Rachel discovered both comics and feminism at the age of two, when she found her parents’ Sylvia collections, and has been hooked on both ever since. In May 2007, she presented a paper titled ” ‘Wait And See What I Become’: Gender and Performativity in James Robinson’s Starman” at WisCon31.
She sews her own superhero pajamas.
Spokesperson: Leslie Caribou
Based: South-West USA
Email: theinvisible23@gmail.com
Leslie was introduced to comics at the age of nine when her father gave her a box full of Silver Age X-Men and Aquaman books. Since then, she has moved on to a far wider range of titles and swears that Grant Morrison’s The Invisibles changed her life.

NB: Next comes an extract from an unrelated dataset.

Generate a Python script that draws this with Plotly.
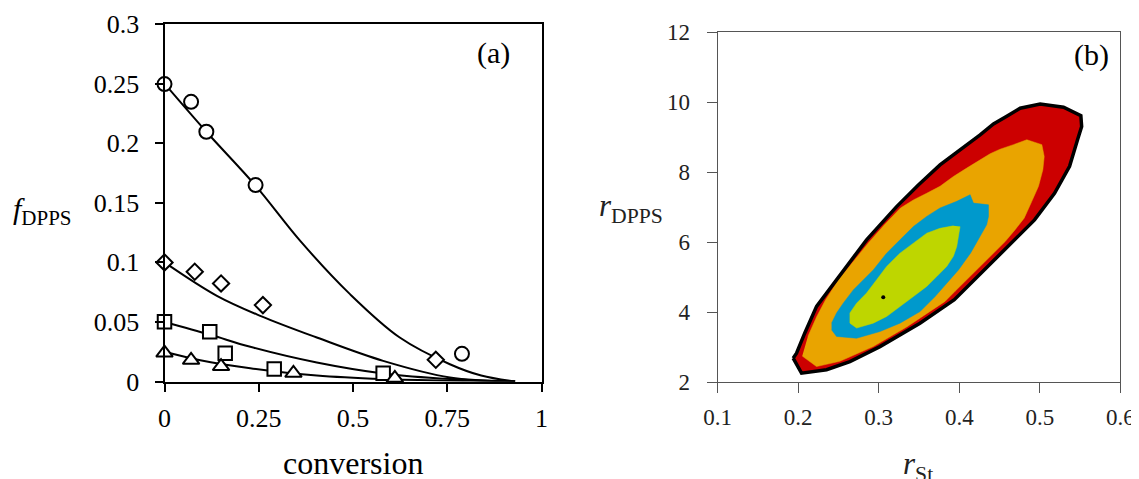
import plotly.graph_objects as go

# ---------------- Panel (a): composition drift ----------------
conv_circle = [0.0, 0.0705, 0.111, 0.2416, 0.789]
f_circle = [0.2496, 0.2347, 0.2096, 0.1648, 0.0232]
conv_diamond = [0.0, 0.0802, 0.150, 0.261, 0.7196]
f_diamond = [0.0999, 0.0921, 0.0823, 0.0641, 0.0182]
conv_square = [0.0, 0.120, 0.161, 0.291, 0.580]
f_square = [0.0501, 0.0417, 0.0238, 0.0104, 0.0070]
conv_triangle = [0.0, 0.0705, 0.150, 0.342, 0.611]
f_triangle = [0.024, 0.0179, 0.0126, 0.0070, 0.0028]

fit_circle_x = [0.0, 0.111, 0.242, 0.36, 0.492, 0.624, 0.757, 0.84, 0.93]
fit_circle_y = [0.25, 0.2096, 0.1642, 0.118, 0.0733, 0.0369, 0.0145, 0.005, 0.0]
fit_diamond_x = [0.0, 0.139, 0.254, 0.404, 0.58, 0.757, 0.93]
fit_diamond_y = [0.1, 0.0719, 0.0551, 0.0369, 0.0173, 0.0034, 0.0]
fit_square_x = [0.0, 0.1217, 0.2275, 0.404, 0.58, 0.757, 0.93]
fit_square_y = [0.05, 0.0392, 0.0291, 0.0159, 0.0067, 0.002, 0.0]
fit_tri_x = [0.0, 0.095, 0.2275, 0.404, 0.58, 0.757, 0.93]
fit_tri_y = [0.025, 0.0179, 0.0112, 0.005, 0.002, 0.0006, 0.0]

conv_ticks = [0, 0.25, 0.5, 0.75, 1]
conv_ticktext = ["0", "0.25", "0.5", "0.75", "1"]
f_ticks = [0, 0.05, 0.1, 0.15, 0.2, 0.25, 0.3]
f_ticktext = ["0", "0.05", "0.1", "0.15", "0.2", "0.25", "0.3"]

# ---------------- Panel (b): joint confidence regions ----------------
outer_rst = [0.1937, 0.2041, 0.2352, 0.2642, 0.3015, 0.3512, 0.3939, 0.4188, 0.4437,
             0.4686, 0.4935, 0.5183, 0.5370, 0.5469, 0.5520, 0.5510, 0.5295, 0.5005,
             0.4756, 0.4590, 0.4425, 0.4259, 0.4093, 0.3761, 0.3492, 0.3222, 0.2849,
             0.2476, 0.2228, 0.2082, 0.1979]
outer_rdpps = [2.69, 2.26, 2.36, 2.59, 3.02, 3.69, 4.36, 4.93, 5.50,
               6.07, 6.64, 7.40, 8.17, 8.93, 9.31, 9.62, 9.86, 9.95,
               9.83, 9.60, 9.38, 9.07, 8.79, 8.21, 7.64, 7.02, 6.07,
               4.95, 4.17, 3.41, 2.83]

orange_rst = [0.205, 0.2227, 0.2517, 0.2932, 0.3347, 0.3823, 0.3948, 0.4072, 0.4196,
              0.4321, 0.4445, 0.4570, 0.4694, 0.4806, 0.4901, 0.4984, 0.5038, 0.5055,
              0.5026, 0.4922, 0.4839, 0.4673, 0.4507, 0.4383, 0.4259, 0.4093, 0.3927,
              0.3761, 0.3595, 0.3430, 0.327, 0.307, 0.287, 0.268, 0.250, 0.234, 0.223, 0.212]
orange_rdpps = [2.75, 2.45, 2.60, 3.02, 3.58, 4.31, 4.60, 4.88, 5.17,
                5.45, 5.74, 6.02, 6.36, 6.69, 7.17, 7.60, 8.07, 8.45,
                8.79, 8.88, 8.93, 8.79, 8.66, 8.53, 8.36, 8.12, 7.88,
                7.60, 7.40, 7.21, 6.98, 6.50, 5.98, 5.45, 4.93, 4.36, 3.88, 3.31]

blue_rst = [0.2414, 0.2476, 0.2725, 0.3015, 0.3264, 0.3513, 0.3700, 0.3850, 0.3990,
            0.4140, 0.4260, 0.4340, 0.4363, 0.4363, 0.4176, 0.4135, 0.3969, 0.3761,
            0.3596, 0.3430, 0.3264, 0.3098, 0.2932, 0.2808, 0.2684, 0.2559, 0.2476, 0.2414]
blue_rdpps = [3.50, 3.31, 3.26, 3.45, 3.69, 4.02, 4.45, 4.83, 5.21,
              5.69, 6.17, 6.50, 6.74, 7.07, 7.12, 7.36, 7.17, 6.98,
              6.74, 6.45, 6.07, 5.69, 5.21, 4.93, 4.64, 4.26, 3.98, 3.69]

lime_rst = [0.4010, 0.3990, 0.3969, 0.3927, 0.3844, 0.3720, 0.3596, 0.3430, 0.3264,
            0.3098, 0.2932, 0.2725, 0.2642, 0.2642, 0.2725, 0.2849, 0.2974, 0.3098,
            0.3264, 0.3430, 0.3596, 0.3761, 0.3927]
lime_rdpps = [6.45, 6.17, 5.88, 5.60, 5.31, 5.02, 4.74, 4.45, 4.17,
              3.88, 3.69, 3.55, 3.69, 3.98, 4.26, 4.55, 4.93, 5.31,
              5.69, 5.98, 6.26, 6.40, 6.47]

best_rst = [0.3056]
best_rdpps = [4.43]

rst_ticks = [0.1, 0.2, 0.3, 0.4, 0.5, 0.6]
rst_ticktext = ["0.1", "0.2", "0.3", "0.4", "0.5", "0.6"]
rdpps_ticks = [2, 4, 6, 8, 10, 12]
rdpps_ticktext = ["2", "4", "6", "8", "10", "12"]

FONT = "Liberation Serif"
W, H = 1139, 479
OFF = 8  # the page body margin shifts the figure by 8 px


def fx(px):
    return (px - OFF) / W


def fy(py):
    return 1 - (py - OFF) / H


fig = go.Figure()

# fitted curves
for cxs, cys in [(fit_circle_x, fit_circle_y), (fit_diamond_x, fit_diamond_y),
                 (fit_square_x, fit_square_y), (fit_tri_x, fit_tri_y)]:
    fig.add_trace(go.Scatter(x=cxs, y=cys, mode="lines",
                             line=dict(color="black", width=2, shape="spline", smoothing=1.0),
                             xaxis="x", yaxis="y", showlegend=False, hoverinfo="skip", cliponaxis=False))

# markers
for cx, cy, sym, sz in [(conv_circle, f_circle, "circle", 14),
                        (conv_diamond, f_diamond, "diamond", 12.5),
                        (conv_square, f_square, "square", 13.5),
                        (conv_triangle, f_triangle, "triangle-up", 14.5)]:
    fig.add_trace(go.Scatter(x=cx, y=cy, mode="markers",
                             marker=dict(symbol=sym, size=sz, color="white",
                                         line=dict(color="black", width=2)),
                             xaxis="x", yaxis="y", showlegend=False, cliponaxis=False))

# confidence regions
for rx, ry, col in [(outer_rst, outer_rdpps, "#CC0000"), (orange_rst, orange_rdpps, "#E9A400"),
                    (blue_rst, blue_rdpps, "#0099CC"), (lime_rst, lime_rdpps, "#BED600")]:
    fig.add_trace(go.Scatter(x=rx, y=ry, mode="lines", fill="toself", fillcolor=col,
                             line=dict(color=col, width=0.5),
                             xaxis="x2", yaxis="y2", showlegend=False, hoverinfo="skip"))

fig.add_trace(go.Scatter(x=outer_rst + outer_rst[:1], y=outer_rdpps + outer_rdpps[:1], mode="lines",
                         line=dict(color="black", width=3.5),
                         xaxis="x2", yaxis="y2", showlegend=False, hoverinfo="skip"))
fig.add_trace(go.Scatter(x=best_rst, y=best_rdpps, mode="markers", marker=dict(color="black", size=4),
                         xaxis="x2", yaxis="y2", showlegend=False))

axL = dict(showline=True, linecolor="black", linewidth=2, mirror=True, ticks="outside", ticklen=8,
           tickwidth=2, tickcolor="black", showgrid=False, zeroline=False, automargin=False,
           tickfont=dict(family=FONT, size=26, color="black"))
axR = dict(showline=True, linecolor="#555555", linewidth=1.3, mirror=True, ticks="outside", ticklen=10,
           tickwidth=1.3, tickcolor="#555555", showgrid=False, zeroline=False, automargin=False,
           tickfont=dict(family=FONT, size=23, color="#222222"))


def ann(text, px, py, size, xanchor="center", color="black"):
    return dict(text=text, x=fx(px), y=fy(py), xref="paper", yref="paper", showarrow=False,
                xanchor=xanchor, yanchor="middle", font=dict(family=FONT, size=size, color=color))


fig.update_layout(
    width=W, height=H, margin=dict(l=0, r=0, t=0, b=0, autoexpand=False),
    paper_bgcolor="white", plot_bgcolor="white",
    xaxis=dict(axL, domain=[fx(164.5), fx(541.5)], range=[0, 1], tickvals=conv_ticks, ticktext=conv_ticktext,
               anchor="y", ticklabelstandoff=4),
    yaxis=dict(axL, domain=[fy(381.5), fy(24)], range=[0, 0.3], tickvals=f_ticks, ticktext=f_ticktext,
               anchor="x", ticklabelstandoff=10),
    xaxis2=dict(axR, domain=[fx(717.7), fx(1120.3)], range=[0.1, 0.6], tickvals=rst_ticks, ticktext=rst_ticktext,
                anchor="y2", ticklabelstandoff=4),
    yaxis2=dict(axR, domain=[fy(382.3), fy(32.3)], range=[2, 12], tickvals=rdpps_ticks,
                ticktext=rdpps_ticktext, anchor="x2", ticklabelstandoff=12),
    annotations=[
        ann("(a)", 493, 53, 30),
        ann("(b)", 1091.7, 55, 30),
        ann("conversion", 353, 463, 32),
        ann("<i>f</i><sub>DPPS</sub>", 11, 211, 30, xanchor="left"),
        ann("<i>r</i><sub>DPPS</sub>", 597, 208, 31, xanchor="left", color="#222222"),
        ann("<i>r</i><sub>St</sub>", 918, 466, 31, color="#222222"),
    ],
)

fig.write_html("out.html")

Leslie has a BA in Art with a focus on Art History, but threw her Baroque background out the window in favor of of a feminist analysis of superhero comics for her senior thesis. “Women in Refrigerators: Female Superheroes as Victims of Violence,” dealt with the problematic imagery of women and violence in comics.
Currently, Leslie works in the interior design industry. Her interest in green design and sustainable solutions for urban planning fit in well with the San Francisco design community, and unlimited access to fabulous fabrics is a DIY revolutionary’s dream.
Leslie also enjoys hand knitting, playing pool, the martial art Krav Maga, and making a fool out of herself on the dance floor.
Spokesperson: Mary Borsellino
Based: South-East Australia
Email: mizmary@girl-wonder.org
Girl-Wonder.org founder Mary Borsellino is a freelance editor and journalist in Melbourne, Australia.
Mary has a BA (Distinction) majoring in Media Studies with a minor in Creative Writing from the Queensland University of Technology, and a Postgraduate Diploma in Creative Arts/Creative Writing from the University of Melbourne. All she can remember learning is which places near campus sold good coffee.
Mary’s essay “Pink and Blue: Gender in The Sandman” was published in The Neil Gaiman Reader, by Wildside Press.